Воробьев вдруг разозлился. Обрывки раздражения, гнева и возмущения начали было слепляться в нехорошую фразу, но вытолкнуть ее наружу он не решился и, подавив вспышку негодования, скорее с обидой, пробурчал:
– Я что, похож на…
– Вылитый, – перебив его, спокойно подтвердил Витек. – Ты, давай, выкладывай, что потерял ты в сей юдоли страданий и нужды?
Аристократические «воробьевы» дары моря, похоже, не произвели на старого друга должного впечатления. Он старательно, как мясорубка, перемалывал передними зубами очередной кусок бутерброда со своей грошовой колбасой.
Воробьев покосился на кадык на цыплячьей, покрытой пегой щетиной шее, который, словно поршень в цилиндре, проталкивал бутерброд в пищевод. Нехотя, расплывчато ответил:
– Да так, честно говоря, случайно. По делу…
– А-а… – протянул нарочито понимающим тоном Витек, – по делу, значит.
– Ну да, по работе. Прилетел на один день к партнерам, – подтвердил Воробьев.
– А жлобы эти на лестничной площадке… ну, которые тебя привели, тоже партнеры?
– Эти?.. Да… ребята местные, представляешь, настояли, – соврал Воробьев.
– Понятно, настояли, значит. Рейс во сколько?
– Через пару часов, – уклончиво сообщил Воробьев.
Он не стал объяснять Витьку, что жлобы ¬– его телохранители, без сопровождения коих он уже давно не мог сходить даже по нужде; что они сейчас сопроводят его в долбаный местный аэропорт, где в эту минуту на такой же долбаной частной стоянке, принадлежащей его долбаным партнерам по бизнесу, к которым он и прилетел в этот город, где прошло их с Витьком детство, дожидается шестиместный красавец «Хоукер 800ХР».
Он не стал объяснять, что этот «Хоукер», оборудованный по последнему слову современной техники, – с салоном, отделанным красным деревом, голубых кровей металлами и высококачественейшей телячьей кожей цвета подтаявшего крем-брюле; со стюардессой, как будто специально отштампованной для козлов, страдающих сильнейшим комплексом эротомании; с баром, начиненным лучшими в мире напитками; с вайфай, эйч-ди и иными ай-ти чудесами, – арендован специально для него, Воробьева.

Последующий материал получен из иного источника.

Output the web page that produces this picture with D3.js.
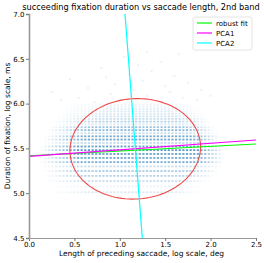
<!DOCTYPE html>
<html lang="en">
<head>
<meta charset="UTF-8">
<title>succeeding fixation duration vs saccade length</title>
<script src="https://d3js.org/d3.v7.min.js"></script>
<style>
  body { margin: 0; background: #fff; }
  svg text { font-family: "DejaVu Sans", sans-serif; fill: #000; }
  .axis path { stroke: #999; }
  .axis line { stroke: #777; }
  .axis text { font-size: 7px; }
</style>
</head>
<body>
<div id="chart"></div>
<script>
// binned fixations: one row per duration (ms), drawn on log scale
const durations = [150,160,170,180,190,200,210,220,230,240,250,260,270,280,290,300,310,320,330,340,350,360,370,380,390,400];
const rowWeight = [0.2,0.1,0.3,0.4,0.48,0.3,0.72,0.78,0.85,0.92,0.85,0.35,0.8,0.75,0.3,0.65,0.55,0.2,0.4,0.3,0.24,0.2,0.18,0.15,0.12,0.1];
const rowLo  = [0.7,0.7,0.65,0.6,0.6,0.55,0.55,0.55,0.55,0.55,0.55,0.55,0.6,0.6,0.65,0.65,0.7,0.7,0.75,0.8,0.8,0.85,0.85,0.9,0.9,0.9];
const rowHi  = [1.55,1.6,1.65,1.7,1.75,1.8,1.85,1.85,1.85,1.85,1.85,1.85,1.8,1.8,1.75,1.75,1.7,1.7,1.65,1.65,1.6,1.6,1.55,1.55,1.5,1.5];
const rowMin = [0.2,0.2,0.18,0.15,0.15,0.12,0.12,0.12,0.12,0.12,0.12,0.15,0.15,0.18,0.2,0.2,0.22,0.25,0.25,0.28,0.3,0.3,0.32,0.35,0.35,0.35];
const rowMax = [1.9,1.95,2.0,2.05,2.1,2.15,2.15,2.15,2.15,2.15,2.15,2.15,2.1,2.1,2.1,2.05,2.05,2.0,2.0,2.0,1.95,1.95,1.9,1.9,1.85,1.85];
const xCols = [0.10,0.14,0.18,0.22,0.26,0.30,0.34,0.38,0.42,0.46,0.50,0.54,0.58,0.62,0.66,0.70,0.74,0.78,0.82,0.86,0.90,0.94,0.98,1.02,1.06,1.10,1.14,1.18,1.22,1.26,1.30,1.34,1.38,1.42,1.46,1.50,1.54,1.58,1.62,1.66,1.70,1.74,1.78,1.82,1.86,1.90,1.94,1.98,2.02,2.06,2.10,2.14,2.18,2.22,2.26,2.30];
// sparse long fixations [log saccade length, duration ms]
const sparse = [[0.35,420],[0.55,430],[0.72,410],[0.9,450],[1.0,420],[1.15,470],[1.3,440],[1.42,415],[1.55,460],[1.7,430],[1.85,420],[0.65,480],[0.95,500],[1.25,520],[1.5,490],[1.75,510],[0.45,530],[1.1,560],[1.35,580],[1.6,550],[0.8,600],[1.2,620],[1.45,640],[1.05,680],[1.9,470],[2.0,440],[0.25,460],[1.65,700],[0.85,540],[1.3,720]];

// fitted lines, endpoints [x0, y0, x1, y1]
const lineNames = ["robust fit", "PCA1", "PCA2"];
const lineColors = ["#00ff00", "#ff00ff", "#00ffff"];
const lineEnds = [[0, 5.418, 2.5, 5.549], [0, 5.41, 2.5, 5.594], [1.057, 7.0, 1.248, 4.5]];
// covariance ellipse: center, semi axes, angle of PCA1 (data units)
const ellCenter = [1.17, 5.495];
const ellAxes = [0.72, 0.56];
const ellSlope = 0.0736;

const xTicks = [0, 0.5, 1.0, 1.5, 2.0, 2.5];
const yTicks = [4.5, 5.0, 5.5, 6.0, 6.5, 7.0];

const W = 264, H = 263;
const margin = { left: 29, right: 8, top: 14, bottom: 25 };

const svg = d3.select("#chart").append("svg")
  .attr("width", W).attr("height", H);

const x = d3.scaleLinear().domain([0, 2.5]).range([margin.left, W - margin.right]);
const y = d3.scaleLinear().domain([4.5, 7.0]).range([H - margin.bottom, margin.top]);

svg.append("clipPath").attr("id", "clip")
  .append("rect")
  .attr("x", x(0)).attr("y", y(7))
  .attr("width", x(2.5) - x(0)).attr("height", y(4.5) - y(7));

const plot = svg.append("g").attr("clip-path", "url(#clip)");

// scatter cells
const pts = [];
durations.forEach((d, i) => {
  xCols.forEach(c => {
    let f = 0;
    if (c >= rowLo[i] && c <= rowHi[i]) f = 1;
    else if (c < rowLo[i]) f = (c - rowMin[i]) / (rowLo[i] - rowMin[i]);
    else f = (rowMax[i] - c) / (rowMax[i] - rowHi[i]);
    if (f > 0) pts.push({ x: c, y: Math.log(d), a: rowWeight[i] * f });
  });
});
sparse.forEach(p => pts.push({ x: p[0], y: Math.log(p[1]), a: 0.12 }));

plot.selectAll(".pt").data(pts).enter().append("rect")
  .attr("class", "pt")
  .attr("x", d => x(d.x) - 1.1)
  .attr("y", d => y(d.y) - 0.9)
  .attr("width", 2.2).attr("height", 1.8)
  .attr("fill", "#1f77b4")
  .attr("fill-opacity", d => 0.8 * d.a);

// ellipse
const th = Math.atan(ellSlope);
const ell = d3.range(0, 361, 3).map(deg => {
  const t = deg * Math.PI / 180;
  const u = ellAxes[0] * Math.cos(t), v = ellAxes[1] * Math.sin(t);
  return [ellCenter[0] + u * Math.cos(th) - v * Math.sin(th),
          ellCenter[1] + u * Math.sin(th) + v * Math.cos(th)];
});
plot.append("path")
  .attr("d", d3.line().x(d => x(d[0])).y(d => y(d[1]))(ell))
  .attr("fill", "none").attr("stroke", "#f04848").attr("stroke-width", 1.1);

// fitted lines
plot.selectAll(".fit").data(lineEnds).enter().append("line")
  .attr("class", "fit")
  .attr("x1", d => x(d[0])).attr("y1", d => y(d[1]))
  .attr("x2", d => x(d[2])).attr("y2", d => y(d[3]))
  .attr("stroke", (d, i) => lineColors[i]).attr("stroke-width", 1.2);

// axes
const gx = svg.append("g").attr("class", "axis")
  .attr("transform", `translate(0,${y(4.5)})`)
  .call(d3.axisBottom(x).tickValues(xTicks).tickFormat(d3.format(".1f")).tickSize(3).tickPadding(1.5));
const gy = svg.append("g").attr("class", "axis")
  .attr("transform", `translate(${x(0)},0)`)
  .call(d3.axisLeft(y).tickValues(yTicks).tickFormat(d3.format(".1f")).tickSize(3).tickPadding(1.5));
gx.select(".domain").attr("stroke", "#888").attr("stroke-width", 1);
gy.select(".domain").attr("stroke", "#aaa").attr("stroke-width", 1.6);

// labels
svg.append("text").attr("x", 141).attr("y", 9.5).attr("text-anchor", "middle")
  .style("font-size", "8.2px").text("succeeding fixation duration vs saccade length, 2nd band");
svg.append("text").attr("x", x(1.25) - 1).attr("y", 256).attr("text-anchor", "middle")
  .style("font-size", "7.5px").text("Length of preceding saccade, log scale, deg");
svg.append("text").attr("transform", `translate(9.5,${y(5.75)}) rotate(-90)`).attr("text-anchor", "middle")
  .style("font-size", "7.5px").text("Duration of fixation, log scale, ms");

// legend
const lg = svg.append("g").attr("transform", "translate(193,17)");
lg.append("rect").attr("width", 59).attr("height", 33).attr("rx", 2)
  .attr("fill", "#fff").attr("fill-opacity", 0.8).attr("stroke", "#ddd").attr("stroke-width", 0.8);
lineNames.forEach((n, i) => {
  lg.append("line").attr("x1", 4).attr("x2", 19).attr("y1", 6 + i * 10).attr("y2", 6 + i * 10)
    .attr("stroke", lineColors[i]).attr("stroke-width", 1.2);
  lg.append("text").attr("x", 23).attr("y", 8.6 + i * 10).style("font-size", "7px").text(n);
});
</script>
</body>
</html>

Он домчит его со скоростью 750 км в час до столицы их родины, чтобы передать с рук на руки команде сухопутных транспортных средств для перемещения его, к тому моменту предположительно уже нехило накачанного ведущими алкогольными брендами тела в загородный дом, где изнывает от скуки жена, которая – то ли по причине врожденной безмозглости, то ли из-за крайне юного возраста – окончательно изнурила его душу своими капризами.
Не сообщил он и то, что взлетит борт во столько, во сколько он, Воробьев, сочтет нужным, если, разумеется, позволят погодные условия, над которыми он, к сожалению, пока не властен – ни минутой раньше и ни минутой позже.
Не пожаловался, что вынужден поступать так не потому, что у него не хватило бы нескольких лимонов на приобретение такой игрушки… Этим грешили многие из окончательно доставших его друзей… нет, каких там друзей? Партнеров по бизнесу… В отличие от них, он элементарно боялся доверять свою жизнь экипажам, у которых от безделья прогрессировала деградация профессиональных навыков, а мозги атрофировались от алкоголизма.
Не стал расстраивать его и тем, что сегодняшний полет обойдется его компании в сумму, превышающую двухгодовой заработок автора идеи, которая когда-то принесла Воробьеву огромные барыши, а ее создателю – от дохлого осла уши. К счастью, тот об этом не догадывался.